The Angle by Charles Soule  4.5/5

With the new Solo movie coming out, I couldn’t help but think of our favorite caped scoundrel as being a mix of Donald Glover and Billie Dee Williams. The audio version had this guy voiced perfectly, as he wonders why in the world his fellow rogue Han would risk his life.

By Whatever Sun by E.K. Johnston and Ashley Eckstein  3.5/5

Captain Miara Larte and her crew witnesses the medal ceremony for Luke, Han and Chewbacca. While perhaps it can be argued it was a premature celebration, she feels that the joyful occasion is needed in a time of sorrow. This character was another one I was unfamiliar with, as she is from the Ahsoka book that I have not read yet.

Whills by Tom Angleberger  5/5

Awesome ending! I adored the two Whills scholars debating how to chronicle the Star Wars saga. They debate both where to start the story (Episode IV!) and the wording that we have grown to love.

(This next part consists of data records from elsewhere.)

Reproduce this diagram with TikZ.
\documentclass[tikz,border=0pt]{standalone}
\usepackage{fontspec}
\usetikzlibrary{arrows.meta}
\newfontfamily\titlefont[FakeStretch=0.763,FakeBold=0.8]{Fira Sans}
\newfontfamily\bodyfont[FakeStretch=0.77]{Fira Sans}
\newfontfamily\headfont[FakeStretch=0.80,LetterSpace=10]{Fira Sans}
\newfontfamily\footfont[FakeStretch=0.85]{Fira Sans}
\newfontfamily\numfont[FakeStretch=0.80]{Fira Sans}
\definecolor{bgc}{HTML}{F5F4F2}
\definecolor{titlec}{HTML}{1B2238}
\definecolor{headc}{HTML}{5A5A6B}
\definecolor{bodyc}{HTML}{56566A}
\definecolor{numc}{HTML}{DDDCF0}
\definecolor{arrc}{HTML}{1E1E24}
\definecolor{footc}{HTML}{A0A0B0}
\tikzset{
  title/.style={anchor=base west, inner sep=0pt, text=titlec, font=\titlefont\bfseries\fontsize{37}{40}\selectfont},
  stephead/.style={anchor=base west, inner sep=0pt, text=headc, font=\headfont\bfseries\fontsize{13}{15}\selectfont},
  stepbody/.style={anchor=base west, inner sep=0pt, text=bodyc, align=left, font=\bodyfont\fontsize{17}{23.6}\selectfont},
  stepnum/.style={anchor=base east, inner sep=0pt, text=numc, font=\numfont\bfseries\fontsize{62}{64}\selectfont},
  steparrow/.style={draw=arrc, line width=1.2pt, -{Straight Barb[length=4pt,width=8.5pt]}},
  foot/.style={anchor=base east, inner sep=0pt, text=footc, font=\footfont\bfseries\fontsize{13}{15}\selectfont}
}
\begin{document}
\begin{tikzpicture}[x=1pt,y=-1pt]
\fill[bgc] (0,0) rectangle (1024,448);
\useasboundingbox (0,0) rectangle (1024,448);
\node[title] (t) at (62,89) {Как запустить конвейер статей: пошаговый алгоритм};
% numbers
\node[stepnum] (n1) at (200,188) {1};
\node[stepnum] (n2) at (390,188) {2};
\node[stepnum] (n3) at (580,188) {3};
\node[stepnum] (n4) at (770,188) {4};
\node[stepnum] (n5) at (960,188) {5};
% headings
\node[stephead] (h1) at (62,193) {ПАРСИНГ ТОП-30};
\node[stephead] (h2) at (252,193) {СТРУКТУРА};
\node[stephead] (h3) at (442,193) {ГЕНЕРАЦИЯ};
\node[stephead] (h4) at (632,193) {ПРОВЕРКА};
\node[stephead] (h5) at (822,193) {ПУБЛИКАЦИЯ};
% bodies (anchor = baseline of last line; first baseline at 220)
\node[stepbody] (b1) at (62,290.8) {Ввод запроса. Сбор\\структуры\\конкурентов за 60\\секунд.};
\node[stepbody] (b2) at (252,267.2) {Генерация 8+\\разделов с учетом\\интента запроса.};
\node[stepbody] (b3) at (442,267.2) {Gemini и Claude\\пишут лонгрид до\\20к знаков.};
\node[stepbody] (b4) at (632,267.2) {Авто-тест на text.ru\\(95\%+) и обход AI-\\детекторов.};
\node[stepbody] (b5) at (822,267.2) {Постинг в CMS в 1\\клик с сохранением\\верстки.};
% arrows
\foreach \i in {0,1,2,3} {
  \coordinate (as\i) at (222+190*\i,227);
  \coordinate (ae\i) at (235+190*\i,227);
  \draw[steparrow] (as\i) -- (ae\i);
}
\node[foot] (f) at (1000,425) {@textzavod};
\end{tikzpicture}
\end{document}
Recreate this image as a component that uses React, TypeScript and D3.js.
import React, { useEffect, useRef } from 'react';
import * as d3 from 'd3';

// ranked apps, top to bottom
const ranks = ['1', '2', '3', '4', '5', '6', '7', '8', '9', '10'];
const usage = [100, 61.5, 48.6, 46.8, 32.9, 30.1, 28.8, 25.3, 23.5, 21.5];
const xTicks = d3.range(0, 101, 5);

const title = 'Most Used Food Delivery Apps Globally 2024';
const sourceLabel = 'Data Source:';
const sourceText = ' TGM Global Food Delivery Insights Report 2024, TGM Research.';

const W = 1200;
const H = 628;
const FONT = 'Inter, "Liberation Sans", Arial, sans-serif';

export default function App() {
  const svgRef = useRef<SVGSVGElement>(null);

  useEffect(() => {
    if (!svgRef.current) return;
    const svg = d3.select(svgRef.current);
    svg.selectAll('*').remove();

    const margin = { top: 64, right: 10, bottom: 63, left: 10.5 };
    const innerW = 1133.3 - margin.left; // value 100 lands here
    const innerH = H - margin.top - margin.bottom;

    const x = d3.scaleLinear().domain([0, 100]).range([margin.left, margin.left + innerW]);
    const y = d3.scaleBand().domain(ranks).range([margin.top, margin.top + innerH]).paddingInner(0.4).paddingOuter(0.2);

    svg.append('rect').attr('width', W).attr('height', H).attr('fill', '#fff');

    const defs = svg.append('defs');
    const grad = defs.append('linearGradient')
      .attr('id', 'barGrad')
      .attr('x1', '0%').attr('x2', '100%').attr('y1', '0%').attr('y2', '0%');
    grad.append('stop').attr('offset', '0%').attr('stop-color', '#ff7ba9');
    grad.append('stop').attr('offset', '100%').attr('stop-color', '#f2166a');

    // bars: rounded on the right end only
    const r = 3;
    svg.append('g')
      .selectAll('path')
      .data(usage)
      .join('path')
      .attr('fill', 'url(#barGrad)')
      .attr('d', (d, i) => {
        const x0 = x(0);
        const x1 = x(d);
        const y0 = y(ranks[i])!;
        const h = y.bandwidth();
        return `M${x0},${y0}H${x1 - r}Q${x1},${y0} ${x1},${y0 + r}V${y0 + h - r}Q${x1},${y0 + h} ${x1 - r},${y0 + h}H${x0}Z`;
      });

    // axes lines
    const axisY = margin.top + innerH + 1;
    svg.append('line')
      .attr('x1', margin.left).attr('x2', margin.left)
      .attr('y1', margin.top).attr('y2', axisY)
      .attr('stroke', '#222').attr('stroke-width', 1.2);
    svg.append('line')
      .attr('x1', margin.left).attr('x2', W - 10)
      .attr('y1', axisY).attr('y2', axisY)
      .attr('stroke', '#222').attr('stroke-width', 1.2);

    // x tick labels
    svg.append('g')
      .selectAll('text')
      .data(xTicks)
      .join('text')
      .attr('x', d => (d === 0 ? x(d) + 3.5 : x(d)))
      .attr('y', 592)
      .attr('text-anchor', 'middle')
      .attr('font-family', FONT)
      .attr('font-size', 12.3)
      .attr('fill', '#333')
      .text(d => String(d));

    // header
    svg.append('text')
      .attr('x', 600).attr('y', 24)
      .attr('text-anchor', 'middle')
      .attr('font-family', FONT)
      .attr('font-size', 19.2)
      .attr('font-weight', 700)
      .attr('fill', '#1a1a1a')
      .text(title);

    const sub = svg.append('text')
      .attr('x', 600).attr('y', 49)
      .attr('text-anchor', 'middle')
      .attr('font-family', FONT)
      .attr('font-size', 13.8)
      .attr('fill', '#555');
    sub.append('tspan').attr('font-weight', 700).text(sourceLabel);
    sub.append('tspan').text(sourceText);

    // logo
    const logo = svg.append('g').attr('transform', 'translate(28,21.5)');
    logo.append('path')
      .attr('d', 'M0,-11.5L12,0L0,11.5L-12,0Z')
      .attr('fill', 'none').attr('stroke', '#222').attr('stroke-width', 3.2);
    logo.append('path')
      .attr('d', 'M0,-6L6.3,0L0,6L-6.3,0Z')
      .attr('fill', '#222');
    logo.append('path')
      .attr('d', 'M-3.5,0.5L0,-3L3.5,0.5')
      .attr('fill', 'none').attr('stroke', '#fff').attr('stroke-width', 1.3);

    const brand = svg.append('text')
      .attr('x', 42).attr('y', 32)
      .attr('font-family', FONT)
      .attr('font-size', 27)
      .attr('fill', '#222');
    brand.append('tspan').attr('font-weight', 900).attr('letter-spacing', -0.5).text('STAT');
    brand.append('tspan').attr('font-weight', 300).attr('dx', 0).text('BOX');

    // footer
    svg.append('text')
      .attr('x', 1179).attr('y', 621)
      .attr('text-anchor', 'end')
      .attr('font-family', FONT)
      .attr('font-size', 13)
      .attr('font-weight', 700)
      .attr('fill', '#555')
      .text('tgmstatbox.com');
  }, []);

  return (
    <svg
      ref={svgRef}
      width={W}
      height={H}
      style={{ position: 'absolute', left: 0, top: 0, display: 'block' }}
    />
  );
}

This book is a must read for all Star Wars fans! It strengthened and filled in gaps in the narrative and this new canon was a treat from beginning to end.

-Nancy

Image result for from a certain point of view

 

Love is Love

Love is Love is a comic book anthology to benefit the survivors of the Orlando Pulse shooting. Published by IDW, in conjunction with DC, writers and illustrators came together to honor those killed in the Pulse nightclub on June 12th, 2016. All the proceeds from the book will go to the charity Equality Florida to benefit the victims, survivors and their families.

As with any anthology (no matter if poems, short stories or comics), this collection was uneven. Written with the best of intentions, these one-shot stories that are only a page or two vary in tone and authenticity. Some of the comics were powerful and made me tear up, or even better, made me think about the issues beyond that page. Others were trite and lacked depth.

Favorites:

Thoughts & Prayers– Lenson & Lopez: Shows how easy it is to be shocked and dismayed by something, but to let opportunities slip by and do nothing about it. Just saying “my thoughts and prayers are with you” can be meaningless. Do something to help!

Hand Me Down– Beals & LaFuente: Two different parenting styles equal two different outcomes. Our children ARE listening.

Phone Call*– DeFilippis, Weir & Vieceli: Supportive parents are the best!

Shelter Pet Adoptions*– Lope & Sadowski: Two dates- 4/3/2009 & 6/15/2016 bookened this heartbreaking tale about an owner and his dog.

Pride– Tynion & Ostertag: A highschool boy worries about wearing a rainbow bracelet to school, but does it anyway, to be true to himself.

Mother & Son *– Lindelof & Yu: A beautiful tribute to Brenda Lee Marquez McCool and her son Isaiah. Brenda died at Pulse, but told her son to run and he lived because of her encouragement. This one picture conveys so much.

*There were no titles on these comics, I made them up.

Misses:

A Swan Song– Zeus is portrayed here as a great lover of both men and woman through the ages, and a supporter of the LGBTQ community. Sorry, this guy is a rapist, if you really read the myths about him closely. Not buying this story of him as a good guy.

Basically all the DC superhero stories. I totally think these stories should have representation in them, but these one shots felt like overkill. Lets make sure we continue the equality into the mainline comics, ok?

I have to applaud this book, for these artists did not just sit back and send their best – no, they did their best and donated their time and talent to help a hurting community. The stories open lines of communication, and I hope more artists with #ownvoices can add in to the dialogue. While not a perfect book, the right intent is there, and purchases will benefit those in need.